-- Start INPUT FOR THIS TASK --

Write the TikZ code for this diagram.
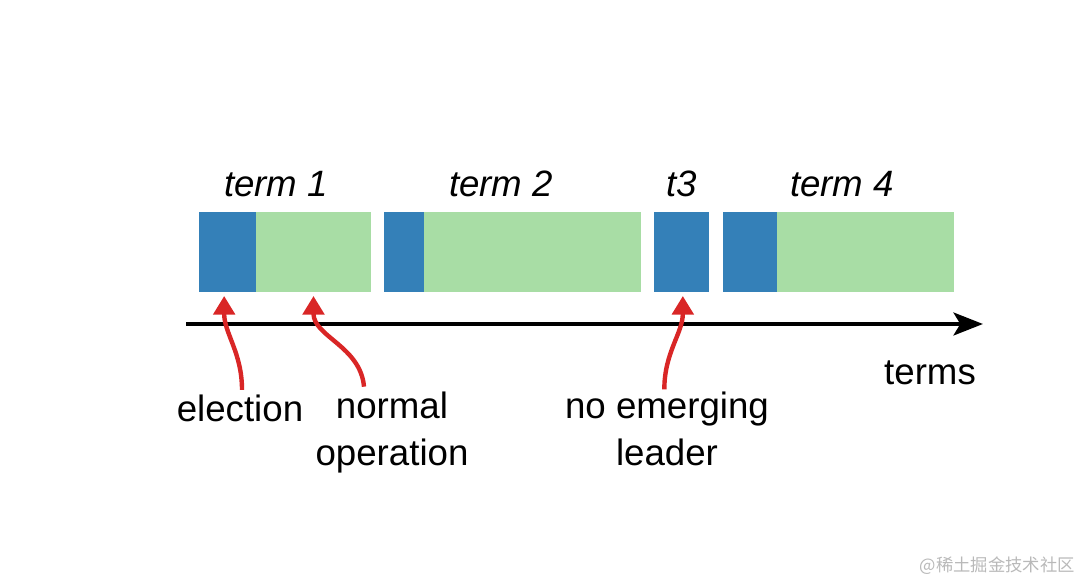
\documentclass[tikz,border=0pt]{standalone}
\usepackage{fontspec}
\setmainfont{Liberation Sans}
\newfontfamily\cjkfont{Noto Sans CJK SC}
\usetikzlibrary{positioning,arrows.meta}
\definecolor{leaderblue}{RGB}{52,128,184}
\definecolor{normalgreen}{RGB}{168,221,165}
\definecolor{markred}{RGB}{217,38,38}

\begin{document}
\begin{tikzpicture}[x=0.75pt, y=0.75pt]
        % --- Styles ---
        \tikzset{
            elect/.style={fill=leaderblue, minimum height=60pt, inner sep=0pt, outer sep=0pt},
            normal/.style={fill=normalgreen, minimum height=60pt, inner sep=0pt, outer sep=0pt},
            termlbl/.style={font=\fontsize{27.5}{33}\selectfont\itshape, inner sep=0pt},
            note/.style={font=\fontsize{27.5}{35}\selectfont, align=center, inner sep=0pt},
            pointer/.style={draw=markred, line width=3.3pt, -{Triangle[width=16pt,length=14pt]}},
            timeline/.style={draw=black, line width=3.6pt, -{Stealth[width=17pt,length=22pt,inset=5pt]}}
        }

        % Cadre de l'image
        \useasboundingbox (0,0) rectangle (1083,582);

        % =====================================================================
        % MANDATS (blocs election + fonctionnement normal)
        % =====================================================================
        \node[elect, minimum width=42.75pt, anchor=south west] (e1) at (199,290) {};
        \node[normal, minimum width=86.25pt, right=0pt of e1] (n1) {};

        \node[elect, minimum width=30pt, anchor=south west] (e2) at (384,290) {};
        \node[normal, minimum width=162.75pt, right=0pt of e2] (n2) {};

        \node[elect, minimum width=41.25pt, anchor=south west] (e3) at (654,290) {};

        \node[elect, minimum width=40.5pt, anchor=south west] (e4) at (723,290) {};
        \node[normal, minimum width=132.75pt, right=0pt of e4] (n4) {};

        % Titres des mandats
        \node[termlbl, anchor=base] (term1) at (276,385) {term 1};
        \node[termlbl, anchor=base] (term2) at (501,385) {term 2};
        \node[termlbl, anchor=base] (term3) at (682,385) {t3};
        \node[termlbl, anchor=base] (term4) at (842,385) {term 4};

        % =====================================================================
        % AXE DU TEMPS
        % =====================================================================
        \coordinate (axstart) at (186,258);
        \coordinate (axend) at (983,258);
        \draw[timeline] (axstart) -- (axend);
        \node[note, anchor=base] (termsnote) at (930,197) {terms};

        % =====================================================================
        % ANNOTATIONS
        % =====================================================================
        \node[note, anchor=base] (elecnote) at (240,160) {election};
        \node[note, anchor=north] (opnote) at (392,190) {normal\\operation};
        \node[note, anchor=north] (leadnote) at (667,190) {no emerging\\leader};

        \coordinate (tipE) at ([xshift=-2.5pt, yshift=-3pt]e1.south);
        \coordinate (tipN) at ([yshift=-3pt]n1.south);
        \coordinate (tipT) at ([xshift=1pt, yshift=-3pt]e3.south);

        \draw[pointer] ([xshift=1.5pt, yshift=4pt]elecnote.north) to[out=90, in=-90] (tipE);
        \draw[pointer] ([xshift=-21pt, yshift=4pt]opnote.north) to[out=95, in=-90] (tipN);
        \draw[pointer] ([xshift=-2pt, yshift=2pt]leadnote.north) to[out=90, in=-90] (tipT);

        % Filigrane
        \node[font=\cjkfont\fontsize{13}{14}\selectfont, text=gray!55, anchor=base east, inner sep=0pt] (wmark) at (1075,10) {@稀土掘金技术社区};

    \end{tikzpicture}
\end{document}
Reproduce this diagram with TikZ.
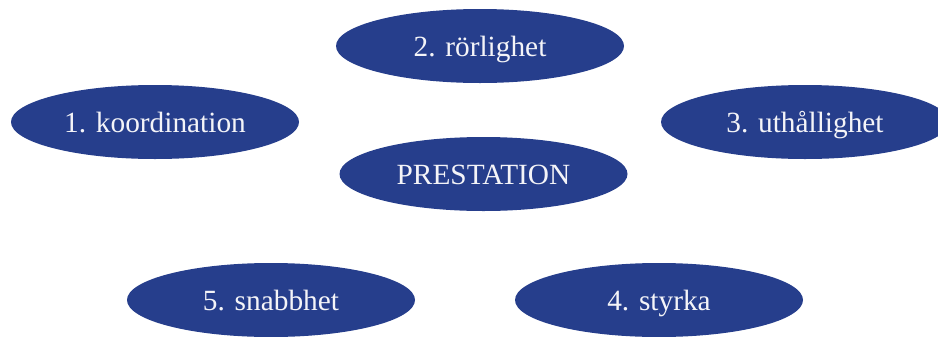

-- End INPUT FOR THIS TASK --

- EXERCISE DETAILS
Would you set down the listing exactly, omitting pictures?

- SOLUTION FOR THIS PROBLEM
Write the TikZ code for this diagram.
\documentclass[tikz,border=0pt]{standalone}
\usepackage{fontspec}
\setmainfont{Liberation Sans}
\newfontfamily\cjkfont{Noto Sans CJK SC}
\usetikzlibrary{positioning,arrows.meta}
\definecolor{leaderblue}{RGB}{52,128,184}
\definecolor{normalgreen}{RGB}{168,221,165}
\definecolor{markred}{RGB}{217,38,38}

\begin{document}
\begin{tikzpicture}[x=0.75pt, y=0.75pt]
        % --- Styles ---
        \tikzset{
            elect/.style={fill=leaderblue, minimum height=60pt, inner sep=0pt, outer sep=0pt},
            normal/.style={fill=normalgreen, minimum height=60pt, inner sep=0pt, outer sep=0pt},
            termlbl/.style={font=\fontsize{27.5}{33}\selectfont\itshape, inner sep=0pt},
            note/.style={font=\fontsize{27.5}{35}\selectfont, align=center, inner sep=0pt},
            pointer/.style={draw=markred, line width=3.3pt, -{Triangle[width=16pt,length=14pt]}},
            timeline/.style={draw=black, line width=3.6pt, -{Stealth[width=17pt,length=22pt,inset=5pt]}}
        }

        % Cadre de l'image
        \useasboundingbox (0,0) rectangle (1083,582);

        % =====================================================================
        % MANDATS (blocs election + fonctionnement normal)
        % =====================================================================
        \node[elect, minimum width=42.75pt, anchor=south west] (e1) at (199,290) {};
        \node[normal, minimum width=86.25pt, right=0pt of e1] (n1) {};

        \node[elect, minimum width=30pt, anchor=south west] (e2) at (384,290) {};
        \node[normal, minimum width=162.75pt, right=0pt of e2] (n2) {};

        \node[elect, minimum width=41.25pt, anchor=south west] (e3) at (654,290) {};

        \node[elect, minimum width=40.5pt, anchor=south west] (e4) at (723,290) {};
        \node[normal, minimum width=132.75pt, right=0pt of e4] (n4) {};

        % Titres des mandats
        \node[termlbl, anchor=base] (term1) at (276,385) {term 1};
        \node[termlbl, anchor=base] (term2) at (501,385) {term 2};
        \node[termlbl, anchor=base] (term3) at (682,385) {t3};
        \node[termlbl, anchor=base] (term4) at (842,385) {term 4};

        % =====================================================================
        % AXE DU TEMPS
        % =====================================================================
        \coordinate (axstart) at (186,258);
        \coordinate (axend) at (983,258);
        \draw[timeline] (axstart) -- (axend);
        \node[note, anchor=base] (termsnote) at (930,197) {terms};

        % =====================================================================
        % ANNOTATIONS
        % =====================================================================
        \node[note, anchor=base] (elecnote) at (240,160) {election};
        \node[note, anchor=north] (opnote) at (392,190) {normal\\operation};
        \node[note, anchor=north] (leadnote) at (667,190) {no emerging\\leader};

        \coordinate (tipE) at ([xshift=-2.5pt, yshift=-3pt]e1.south);
        \coordinate (tipN) at ([yshift=-3pt]n1.south);
        \coordinate (tipT) at ([xshift=1pt, yshift=-3pt]e3.south);

        \draw[pointer] ([xshift=1.5pt, yshift=4pt]elecnote.north) to[out=90, in=-90] (tipE);
        \draw[pointer] ([xshift=-21pt, yshift=4pt]opnote.north) to[out=95, in=-90] (tipN);
        \draw[pointer] ([xshift=-2pt, yshift=2pt]leadnote.north) to[out=90, in=-90] (tipT);

        % Filigrane
        \node[font=\cjkfont\fontsize{13}{14}\selectfont, text=gray!55, anchor=base east, inner sep=0pt] (wmark) at (1075,10) {@稀土掘金技术社区};

    \end{tikzpicture}
\end{document}
Reproduce this diagram with TikZ.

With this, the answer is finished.